Don Diego, de acuerdo con su estatus social y con el lugar que ocupa dentro del citado esquema, se expresa en un estilo discursivo, grave y sobrio muy propio de un personaje que, en buena medida, ejemplifica la postura de un autor ilustrado. Tal vez el mejor ejemplo sea el conocido parlamento de III, VIII, donde en medio de un diálogo con Paquita parece olvidarse de su presencia y se dirige al público en tono enfático y discursivo para sintetizar un punto fundamental de la tesis que se deriva de la obra. Doña Irene es todo lo contrario. Si tanto Don Diego como Paquita y Carlos son personajes ejemplares que marcan la pauta a seguir según el autor, la citada señora es el contraste necesario. Interesada, mandona y egoísta, Moratín consigue que su garrulería sea fiel reflejo de su necedad. Su manía de interrumpir a los demás, su afán de dar órdenes, sus comentarios absurdos e inoportunos y sus histerias configuran un retrato magistral para el que Moratín utilizaría modelos reales.

 El lenguaje de Paquita refleja diferentes estados de ánimo, situaciones y actitudes. En determinados momentos, trasluce la ingenuidad que finge conservar ante su madre y Don Diego. En otros, la preocupación, la alegría y el dolor que, sucesivamente, la dominan como amante.

El lenguaje de don Carlos es vehemente y apasionado porque, sin desacatar la autoridad de su tío, sabe que tiene derecho a defender sus honestas y racionales pretensiones como enamorado.

La habilidad de Moratín para recrear mediante el lenguaje el mundo propio de los criados es evidente y demuestra, claro está, que conocía a la perfección los modelos de la comedia española del Siglo de Oro, donde tantos criados cumplían las mismas funciones que en El sí de las niñas.

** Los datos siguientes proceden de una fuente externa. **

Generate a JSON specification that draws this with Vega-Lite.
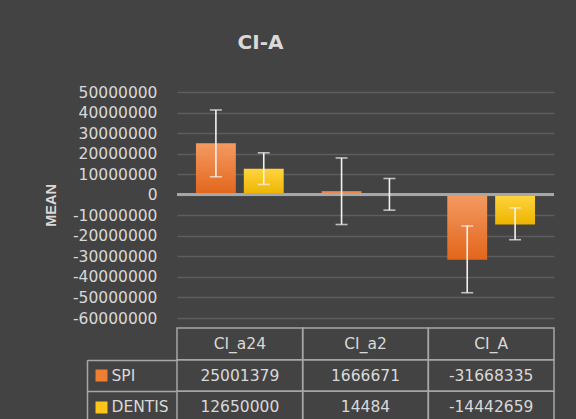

Algunos rasgos o expresiones presentes en la obra eran propios del habla cotidiana del Madrid de la época. por ejemplo, coexisten varios tratamientos: hay tuteo, muestra de confianza entre iguales y como tratamiento de superior a inferior. También se usa usted (evolución de vuestra merced aparecida en el siglo XVIII), como tratamiento de respeto de inferior a superior o entre iguales sin confianza. Su merced es también tratamiento de respeto entre iguales y se mantuvo hasta el XIX.

En cuanto a la aparición de laísmos, leísmos y loísmos, tan frecuente en la obra (no la asusta la diferencia de edad), era muy frecuente en la época. El laísmo fue admitido por la Academia hasta 1796, en que lo declara incorrecto. El leísmo de persona era tan utilizado que fue considerado la única forma correcta.

En lo que respecta a los monólogos, hay que recordar que los neoclásicos prescindieron de los más largos, característicos del teatro barroco, porque resultaban inverosímiles. En esta obra no son muchos ni tampoco extensos. Hay alguno que parece un aparte con escasas indicaciones de gesto y tono, pero claramente marcados por otros recursos expresivos: la exclamación y, sobre todo, la entrecortada sintaxis con abundantes puntos suspensivos.
RITA.-  ¡Qué malo es!... ¡Válgame Dios! ¡D. Félix aquí!... Sí, la quiere, bien se conoce... [...] ¡Oh!, por más que digan, los hay muy finos; y entonces, ¿qué ha de hacer una?... Quererlos; no tiene remedio, quererlos... Pero, ¿qué dirá la señorita cuando le vea, que está ciega por él? ¡Pobrecita! ¿Pues no sería una lástima que...? Ella es.
Hay otros más convencionales, que muestran la interioridad del personaje, como el de Paquita al comenzar el Acto II («¡Qué impaciencia tengo!... Y dice mi madre que soy una simple, que sólo pienso en jugar y reír, y que no sé lo que es amor... Sí, diecisiete años y no cumplidos; pero ya sé lo que es querer bien, y la inquietud y las lágrimas que cuesta»). También es de este tipo  el de D. Diego inmediatamente después de haber descubierto los secretos amores de su prometida:
D. DIEGO.-  ¿Y a quién debo culpar? (Apoyándose en el respaldo de una silla.) ¿Es ella la delincuente, o su madre, o sus tías, o yo?... ¿Sobre quién..., sobre quién ha de caer esta cólera, que por más que lo procuro no lo sé reprimir?... ¡La naturaleza la hizo tan amable a mis ojos!... ¡Qué esperanzas tan halagüeñas concebí! ¡Qué felicidades me prometía!... ¡Celos!... ¿Yo?... ¡En qué edad tengo celos!... Vergüenza es... Pero esta inquietud que yo siento, esta indignación, estos deseos de venganza, ¿de qué provienen? ¿Cómo he de llamarlos?
En todos los casos se trata de fragmentos muy breves, en que el personaje se encuentra solo en escena y piensa en voz alta. En algún caso incluso se trata de un aparte fallido, como cuando Rita critica a su señora y ella parece percibir algo.